> Directions
Tally the lines that hold the string "this", and reply with the count alone.

> Listing
----

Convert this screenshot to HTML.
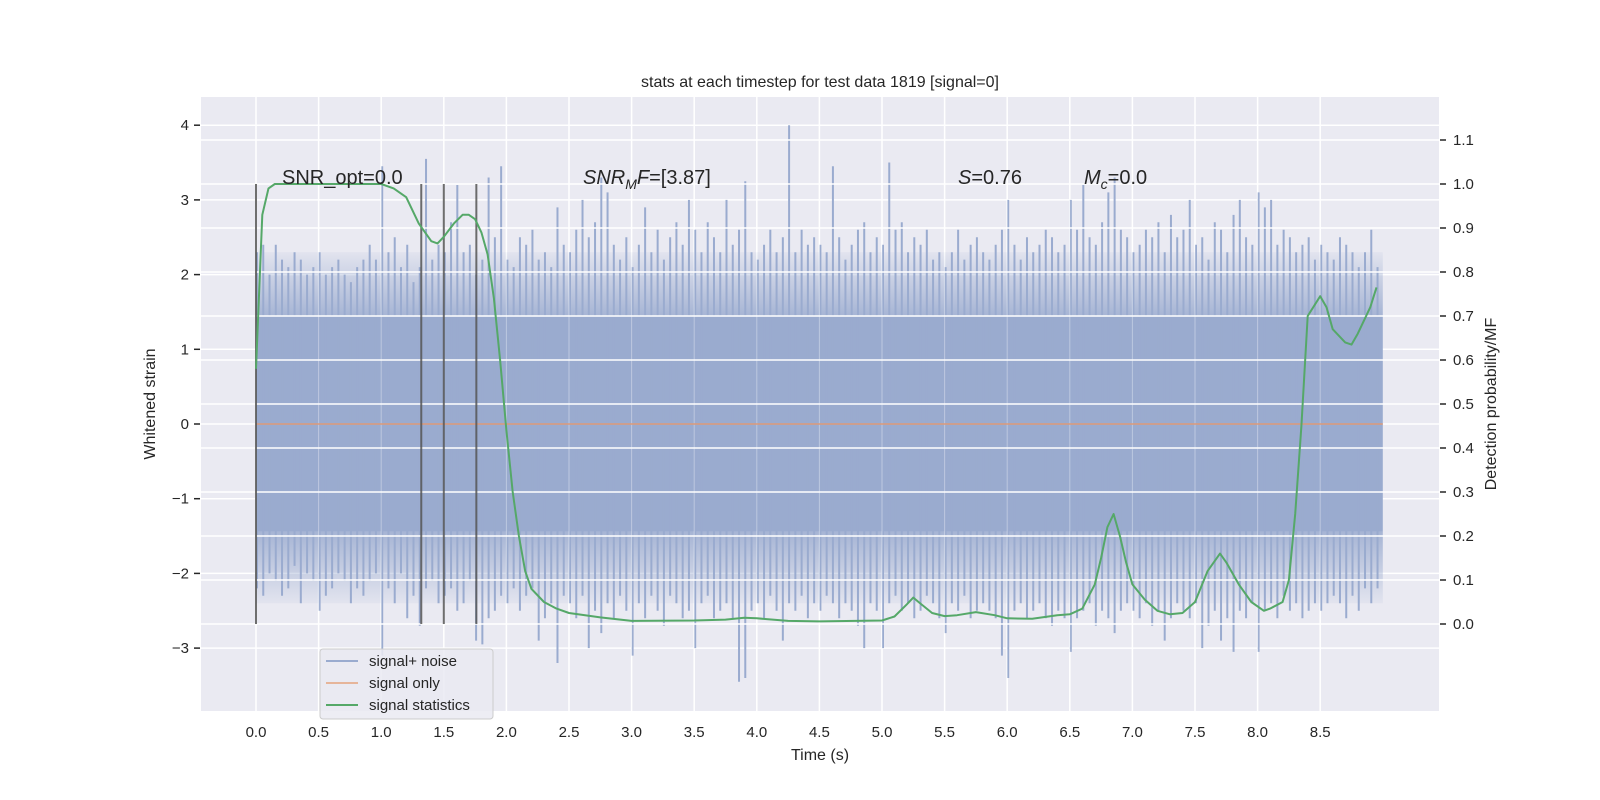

----

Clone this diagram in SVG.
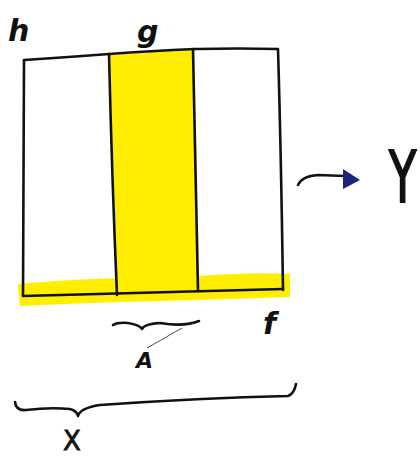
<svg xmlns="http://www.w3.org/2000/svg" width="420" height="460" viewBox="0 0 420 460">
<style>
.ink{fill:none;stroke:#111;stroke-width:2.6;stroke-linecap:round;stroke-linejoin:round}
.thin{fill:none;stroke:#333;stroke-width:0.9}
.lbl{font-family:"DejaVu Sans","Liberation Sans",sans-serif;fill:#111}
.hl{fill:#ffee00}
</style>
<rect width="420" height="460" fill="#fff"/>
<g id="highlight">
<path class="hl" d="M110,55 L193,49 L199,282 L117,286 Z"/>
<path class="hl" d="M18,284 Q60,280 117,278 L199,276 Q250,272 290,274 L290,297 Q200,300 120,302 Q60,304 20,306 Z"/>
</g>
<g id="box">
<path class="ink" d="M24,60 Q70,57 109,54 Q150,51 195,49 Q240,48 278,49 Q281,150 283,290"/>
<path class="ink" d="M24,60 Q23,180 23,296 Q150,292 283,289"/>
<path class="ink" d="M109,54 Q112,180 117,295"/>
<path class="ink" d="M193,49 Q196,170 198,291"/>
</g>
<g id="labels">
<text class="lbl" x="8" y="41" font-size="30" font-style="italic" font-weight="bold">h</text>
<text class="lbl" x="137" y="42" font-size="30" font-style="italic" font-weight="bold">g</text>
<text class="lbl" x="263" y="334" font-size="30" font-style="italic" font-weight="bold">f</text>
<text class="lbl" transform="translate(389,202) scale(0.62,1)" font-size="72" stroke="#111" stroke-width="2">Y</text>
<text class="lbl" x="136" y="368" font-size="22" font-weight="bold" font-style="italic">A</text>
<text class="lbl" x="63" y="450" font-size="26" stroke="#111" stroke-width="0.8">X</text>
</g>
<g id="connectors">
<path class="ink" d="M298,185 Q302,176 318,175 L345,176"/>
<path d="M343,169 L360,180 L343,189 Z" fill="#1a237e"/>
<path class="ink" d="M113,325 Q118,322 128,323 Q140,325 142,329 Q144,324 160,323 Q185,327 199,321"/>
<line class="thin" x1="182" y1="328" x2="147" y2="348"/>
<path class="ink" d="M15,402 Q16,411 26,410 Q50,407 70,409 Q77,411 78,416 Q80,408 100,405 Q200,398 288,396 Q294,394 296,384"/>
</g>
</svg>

----

> Response
2